The programme will also provide education and communications to students and staff.
Speaking to Nine to Noon, ACC Violence Injury Prevention Manager Mike McCarthy said people aged under 25 made up 43 percent of claims related to sexual violence.
He said while the programme would target young people, sexual violence and consent were much wider issues for New Zealand.
"Consent education for students is varied and inconsistent, and of course sometimes there is an extensive history of violence or abuse that has occurred to a young person well before they reach their tertiary setting."
New Zealand Union of Students' Associations president of the Jonathan Gee said there was a grass roots movement on campuses to combat sexual violence.
"There needs to be better understanding around the experiences of those who face sexual violence."
As part of the programme, staff will speak to first year students in halls of residence, as Mr Gee said many of them were often experiencing a new-found sense of independence with little support.

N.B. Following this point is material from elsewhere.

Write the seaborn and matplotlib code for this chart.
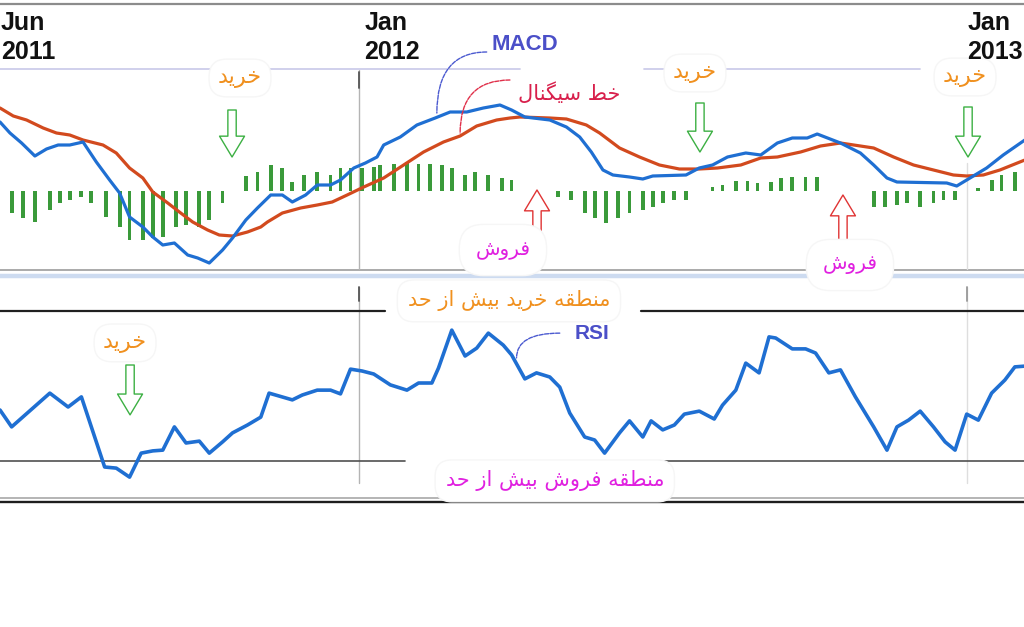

There would also be training on how to deal with being a 'bystander' in situations of sexual abuse, he said.
"Knowing what to do when you're at a party and you have an inkling that there might be an incident of sexual assault or sexual harassment taking place."
McCarthy said the effects of sexual violence could be far reaching for young people.
"The impacts on their mental health and well-being can impact on their study and other aspects of their life."
He said ACC's primary approach was around prevention, but also around changing the culture surrounding sexual abuse.
"Some have been exposed to things that have become their norm and so it's challenging what that norm means."
While prevention was a key focus, the programme would also support victims.
"If we talk about this in the way that we're trying to be open about it, we are going to have more people come forward.
The agreement with the union is one of a number of programmes ACC is working on in the area, including its healthy relationship programme, Mates and Dates, which is being piloted in a number of schools.